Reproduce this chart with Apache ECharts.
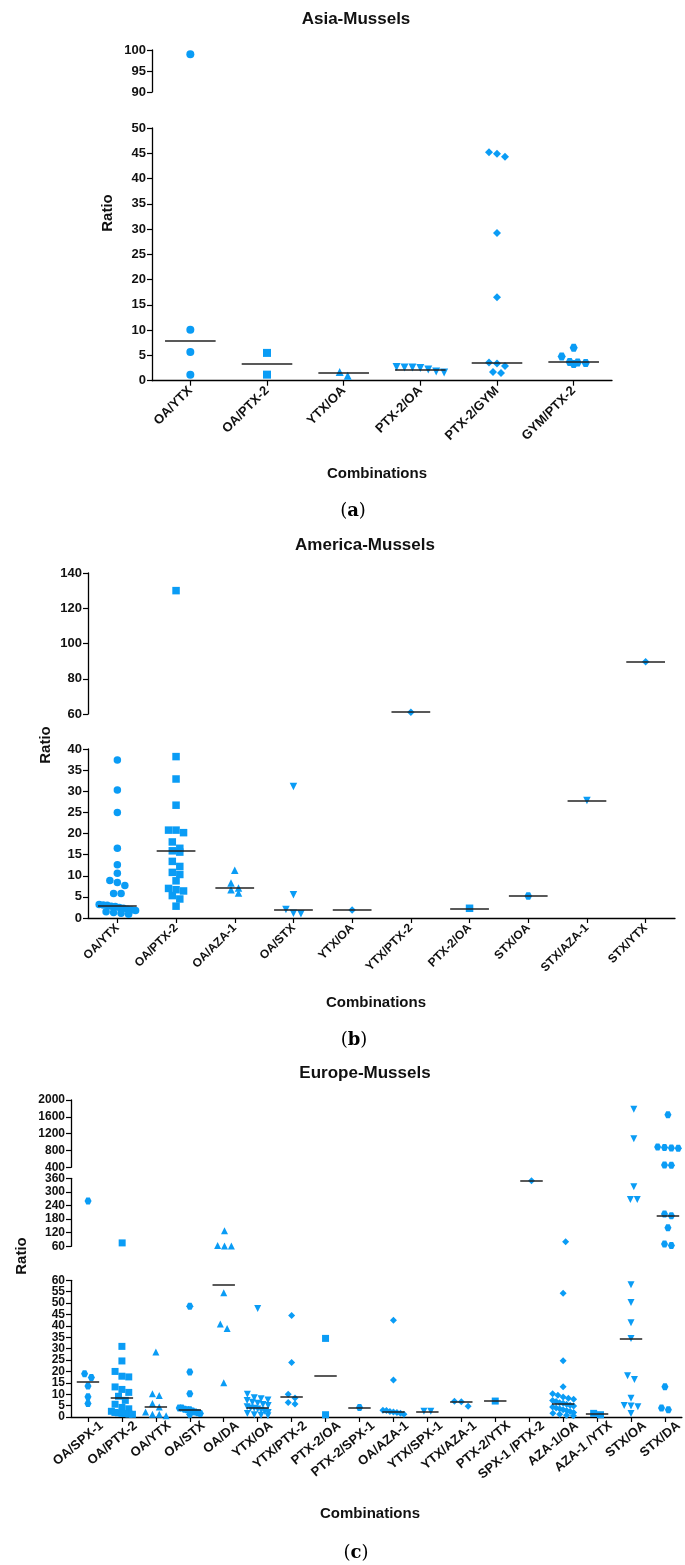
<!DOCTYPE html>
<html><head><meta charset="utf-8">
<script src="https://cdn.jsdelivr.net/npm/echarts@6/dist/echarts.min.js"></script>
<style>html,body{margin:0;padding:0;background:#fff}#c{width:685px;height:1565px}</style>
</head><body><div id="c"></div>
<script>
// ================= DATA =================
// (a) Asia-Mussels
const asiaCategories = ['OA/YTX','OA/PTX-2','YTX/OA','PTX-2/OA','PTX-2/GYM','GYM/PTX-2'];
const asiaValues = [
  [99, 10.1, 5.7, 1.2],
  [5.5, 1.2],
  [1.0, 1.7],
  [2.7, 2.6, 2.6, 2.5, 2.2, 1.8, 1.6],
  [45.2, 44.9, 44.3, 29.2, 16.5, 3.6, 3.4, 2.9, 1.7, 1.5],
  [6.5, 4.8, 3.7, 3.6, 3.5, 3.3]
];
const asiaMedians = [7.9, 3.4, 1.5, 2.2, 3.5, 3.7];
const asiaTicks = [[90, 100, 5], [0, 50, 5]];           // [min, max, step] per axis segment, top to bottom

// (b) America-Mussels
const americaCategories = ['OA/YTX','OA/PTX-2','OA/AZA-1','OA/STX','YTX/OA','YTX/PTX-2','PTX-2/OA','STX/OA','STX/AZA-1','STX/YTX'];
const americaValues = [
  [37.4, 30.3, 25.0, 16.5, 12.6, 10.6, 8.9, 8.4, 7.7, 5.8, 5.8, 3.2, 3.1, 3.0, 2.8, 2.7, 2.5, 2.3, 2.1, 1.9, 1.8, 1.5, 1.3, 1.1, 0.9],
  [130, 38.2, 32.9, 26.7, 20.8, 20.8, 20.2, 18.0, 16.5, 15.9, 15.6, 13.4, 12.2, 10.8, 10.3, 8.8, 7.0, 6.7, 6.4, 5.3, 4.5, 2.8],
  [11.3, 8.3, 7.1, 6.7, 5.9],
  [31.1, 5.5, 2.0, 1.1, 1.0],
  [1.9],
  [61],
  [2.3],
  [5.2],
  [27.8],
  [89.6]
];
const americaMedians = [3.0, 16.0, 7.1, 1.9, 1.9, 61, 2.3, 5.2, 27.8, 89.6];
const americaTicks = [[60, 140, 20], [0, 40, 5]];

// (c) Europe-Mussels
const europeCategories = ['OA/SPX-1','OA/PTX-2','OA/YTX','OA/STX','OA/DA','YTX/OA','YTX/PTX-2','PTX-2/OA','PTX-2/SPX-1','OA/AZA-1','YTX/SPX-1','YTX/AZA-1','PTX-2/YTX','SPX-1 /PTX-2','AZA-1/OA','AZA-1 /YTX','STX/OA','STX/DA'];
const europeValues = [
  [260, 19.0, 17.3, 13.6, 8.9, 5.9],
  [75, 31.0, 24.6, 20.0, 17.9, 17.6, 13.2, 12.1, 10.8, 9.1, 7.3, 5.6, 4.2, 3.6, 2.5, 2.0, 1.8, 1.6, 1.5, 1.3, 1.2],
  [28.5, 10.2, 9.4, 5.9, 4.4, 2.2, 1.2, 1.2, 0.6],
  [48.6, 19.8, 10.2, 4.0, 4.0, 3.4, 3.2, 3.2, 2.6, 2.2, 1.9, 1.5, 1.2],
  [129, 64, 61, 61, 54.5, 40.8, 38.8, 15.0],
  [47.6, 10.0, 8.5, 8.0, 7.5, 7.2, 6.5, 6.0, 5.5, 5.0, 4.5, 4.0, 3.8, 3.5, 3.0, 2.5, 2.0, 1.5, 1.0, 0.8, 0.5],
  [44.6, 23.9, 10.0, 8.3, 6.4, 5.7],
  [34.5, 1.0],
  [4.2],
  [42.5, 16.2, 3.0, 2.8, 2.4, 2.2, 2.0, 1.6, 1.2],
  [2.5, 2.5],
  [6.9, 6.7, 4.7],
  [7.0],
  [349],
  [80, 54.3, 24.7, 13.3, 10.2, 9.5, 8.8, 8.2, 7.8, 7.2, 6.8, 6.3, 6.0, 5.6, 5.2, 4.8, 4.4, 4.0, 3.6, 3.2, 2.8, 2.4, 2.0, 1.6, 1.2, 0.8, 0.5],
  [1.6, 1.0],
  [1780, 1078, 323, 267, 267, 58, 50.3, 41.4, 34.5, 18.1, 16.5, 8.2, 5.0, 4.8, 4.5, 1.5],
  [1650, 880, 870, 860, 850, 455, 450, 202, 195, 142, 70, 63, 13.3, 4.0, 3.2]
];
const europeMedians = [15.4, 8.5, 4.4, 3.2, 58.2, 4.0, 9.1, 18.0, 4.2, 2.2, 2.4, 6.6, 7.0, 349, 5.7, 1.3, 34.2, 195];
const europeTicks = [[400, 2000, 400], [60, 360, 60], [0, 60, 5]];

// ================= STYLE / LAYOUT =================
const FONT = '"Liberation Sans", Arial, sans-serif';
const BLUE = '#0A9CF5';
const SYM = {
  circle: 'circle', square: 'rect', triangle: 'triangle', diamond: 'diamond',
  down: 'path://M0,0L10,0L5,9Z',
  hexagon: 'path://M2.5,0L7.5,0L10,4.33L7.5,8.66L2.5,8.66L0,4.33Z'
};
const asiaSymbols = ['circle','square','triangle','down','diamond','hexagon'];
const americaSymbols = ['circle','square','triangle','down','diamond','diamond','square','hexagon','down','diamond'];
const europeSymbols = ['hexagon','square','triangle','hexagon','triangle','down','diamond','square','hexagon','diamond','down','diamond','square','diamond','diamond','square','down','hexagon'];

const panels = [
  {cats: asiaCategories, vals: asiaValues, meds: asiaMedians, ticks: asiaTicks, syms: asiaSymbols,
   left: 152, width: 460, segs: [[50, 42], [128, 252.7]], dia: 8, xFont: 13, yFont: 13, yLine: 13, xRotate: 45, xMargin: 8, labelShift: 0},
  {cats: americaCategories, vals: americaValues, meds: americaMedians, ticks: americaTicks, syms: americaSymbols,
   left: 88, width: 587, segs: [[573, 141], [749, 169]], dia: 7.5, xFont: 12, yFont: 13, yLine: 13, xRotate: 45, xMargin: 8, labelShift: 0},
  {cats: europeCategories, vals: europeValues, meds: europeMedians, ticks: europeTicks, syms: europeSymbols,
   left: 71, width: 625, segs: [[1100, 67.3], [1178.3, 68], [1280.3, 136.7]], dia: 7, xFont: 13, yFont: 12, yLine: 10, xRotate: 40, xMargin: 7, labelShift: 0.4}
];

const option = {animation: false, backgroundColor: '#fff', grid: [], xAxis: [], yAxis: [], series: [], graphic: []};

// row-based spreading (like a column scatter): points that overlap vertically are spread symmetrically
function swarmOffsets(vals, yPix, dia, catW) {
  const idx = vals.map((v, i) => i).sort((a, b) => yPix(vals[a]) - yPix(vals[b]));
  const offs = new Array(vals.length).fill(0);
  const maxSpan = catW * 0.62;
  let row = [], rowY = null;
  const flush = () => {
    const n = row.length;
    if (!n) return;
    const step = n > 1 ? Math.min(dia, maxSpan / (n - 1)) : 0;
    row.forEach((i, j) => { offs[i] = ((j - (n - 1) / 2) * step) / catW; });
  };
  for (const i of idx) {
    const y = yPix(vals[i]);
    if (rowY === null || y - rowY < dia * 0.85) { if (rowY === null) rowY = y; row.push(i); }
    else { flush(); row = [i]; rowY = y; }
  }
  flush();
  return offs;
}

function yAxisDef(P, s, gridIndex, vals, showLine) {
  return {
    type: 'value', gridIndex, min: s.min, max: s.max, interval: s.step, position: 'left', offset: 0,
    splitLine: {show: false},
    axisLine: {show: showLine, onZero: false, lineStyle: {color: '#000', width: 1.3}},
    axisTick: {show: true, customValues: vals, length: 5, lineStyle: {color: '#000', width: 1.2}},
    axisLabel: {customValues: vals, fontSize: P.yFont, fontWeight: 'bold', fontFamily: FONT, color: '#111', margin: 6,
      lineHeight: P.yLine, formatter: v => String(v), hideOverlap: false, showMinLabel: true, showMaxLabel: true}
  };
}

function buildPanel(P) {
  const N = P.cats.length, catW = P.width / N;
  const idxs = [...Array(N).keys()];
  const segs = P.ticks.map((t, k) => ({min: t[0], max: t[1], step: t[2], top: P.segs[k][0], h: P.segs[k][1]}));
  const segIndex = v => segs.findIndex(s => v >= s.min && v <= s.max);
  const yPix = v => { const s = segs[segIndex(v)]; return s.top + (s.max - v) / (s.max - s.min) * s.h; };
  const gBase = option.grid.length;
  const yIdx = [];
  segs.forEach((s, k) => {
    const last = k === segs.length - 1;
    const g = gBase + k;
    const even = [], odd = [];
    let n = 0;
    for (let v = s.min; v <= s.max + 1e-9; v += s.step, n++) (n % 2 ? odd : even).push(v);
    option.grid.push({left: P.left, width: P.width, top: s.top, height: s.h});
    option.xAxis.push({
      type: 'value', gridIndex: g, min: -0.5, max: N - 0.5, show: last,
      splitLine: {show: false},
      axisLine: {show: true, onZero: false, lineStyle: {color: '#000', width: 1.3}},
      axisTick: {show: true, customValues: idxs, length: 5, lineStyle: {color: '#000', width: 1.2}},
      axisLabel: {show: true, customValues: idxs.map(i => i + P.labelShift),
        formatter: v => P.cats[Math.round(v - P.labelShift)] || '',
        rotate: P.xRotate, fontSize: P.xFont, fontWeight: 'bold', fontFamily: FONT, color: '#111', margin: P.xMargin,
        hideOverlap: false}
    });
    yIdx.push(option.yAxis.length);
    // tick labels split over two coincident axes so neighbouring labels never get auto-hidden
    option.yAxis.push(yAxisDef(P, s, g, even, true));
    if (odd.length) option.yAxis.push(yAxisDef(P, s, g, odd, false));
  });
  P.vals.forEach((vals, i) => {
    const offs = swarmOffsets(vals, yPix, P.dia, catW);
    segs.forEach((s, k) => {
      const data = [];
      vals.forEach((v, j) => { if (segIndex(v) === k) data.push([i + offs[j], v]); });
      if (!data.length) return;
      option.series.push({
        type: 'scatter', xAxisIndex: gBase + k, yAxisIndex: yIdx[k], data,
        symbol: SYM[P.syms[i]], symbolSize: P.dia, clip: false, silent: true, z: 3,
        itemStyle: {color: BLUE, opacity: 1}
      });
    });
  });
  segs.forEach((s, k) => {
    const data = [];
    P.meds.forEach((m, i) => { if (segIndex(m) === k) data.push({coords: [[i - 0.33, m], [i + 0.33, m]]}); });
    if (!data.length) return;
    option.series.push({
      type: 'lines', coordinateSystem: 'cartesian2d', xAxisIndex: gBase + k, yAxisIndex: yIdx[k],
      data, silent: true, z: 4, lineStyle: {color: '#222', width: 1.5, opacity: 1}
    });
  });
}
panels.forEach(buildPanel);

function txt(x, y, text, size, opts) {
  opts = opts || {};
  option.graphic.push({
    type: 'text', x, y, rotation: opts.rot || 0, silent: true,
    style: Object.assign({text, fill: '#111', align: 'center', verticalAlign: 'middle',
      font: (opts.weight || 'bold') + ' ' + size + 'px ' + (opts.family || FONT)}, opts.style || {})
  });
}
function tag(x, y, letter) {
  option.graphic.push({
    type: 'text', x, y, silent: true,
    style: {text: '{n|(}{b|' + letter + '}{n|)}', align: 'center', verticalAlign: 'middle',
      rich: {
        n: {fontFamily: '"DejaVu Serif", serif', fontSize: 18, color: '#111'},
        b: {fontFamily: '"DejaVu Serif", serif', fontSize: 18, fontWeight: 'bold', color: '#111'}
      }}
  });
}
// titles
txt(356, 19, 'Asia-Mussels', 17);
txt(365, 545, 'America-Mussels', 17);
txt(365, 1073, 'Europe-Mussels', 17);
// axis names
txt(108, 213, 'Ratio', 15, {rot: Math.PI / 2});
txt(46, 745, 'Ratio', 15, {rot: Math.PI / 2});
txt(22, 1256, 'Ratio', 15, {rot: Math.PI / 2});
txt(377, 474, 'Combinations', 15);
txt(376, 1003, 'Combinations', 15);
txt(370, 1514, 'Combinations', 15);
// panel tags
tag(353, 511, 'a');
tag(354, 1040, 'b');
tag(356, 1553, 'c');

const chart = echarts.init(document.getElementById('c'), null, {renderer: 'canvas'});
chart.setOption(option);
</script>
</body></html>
------------
### [OBJECTIVE]
Without the pictures, please reproduce each line of the listing above exactly, from the first one through the line bearing "const asiaTicks = [[90, 100, 5], [0, 50, 5]];".

### [SOLUTION TO THIS TASK]
Reproduce this chart with Apache ECharts.
<!DOCTYPE html>
<html><head><meta charset="utf-8">
<script src="https://cdn.jsdelivr.net/npm/echarts@6/dist/echarts.min.js"></script>
<style>html,body{margin:0;padding:0;background:#fff}#c{width:685px;height:1565px}</style>
</head><body><div id="c"></div>
<script>
// ================= DATA =================
// (a) Asia-Mussels
const asiaCategories = ['OA/YTX','OA/PTX-2','YTX/OA','PTX-2/OA','PTX-2/GYM','GYM/PTX-2'];
const asiaValues = [
  [99, 10.1, 5.7, 1.2],
  [5.5, 1.2],
  [1.0, 1.7],
  [2.7, 2.6, 2.6, 2.5, 2.2, 1.8, 1.6],
  [45.2, 44.9, 44.3, 29.2, 16.5, 3.6, 3.4, 2.9, 1.7, 1.5],
  [6.5, 4.8, 3.7, 3.6, 3.5, 3.3]
];
const asiaMedians = [7.9, 3.4, 1.5, 2.2, 3.5, 3.7];
const asiaTicks = [[90, 100, 5], [0, 50, 5]];           // [min, max, step] per axis segment, top to bottom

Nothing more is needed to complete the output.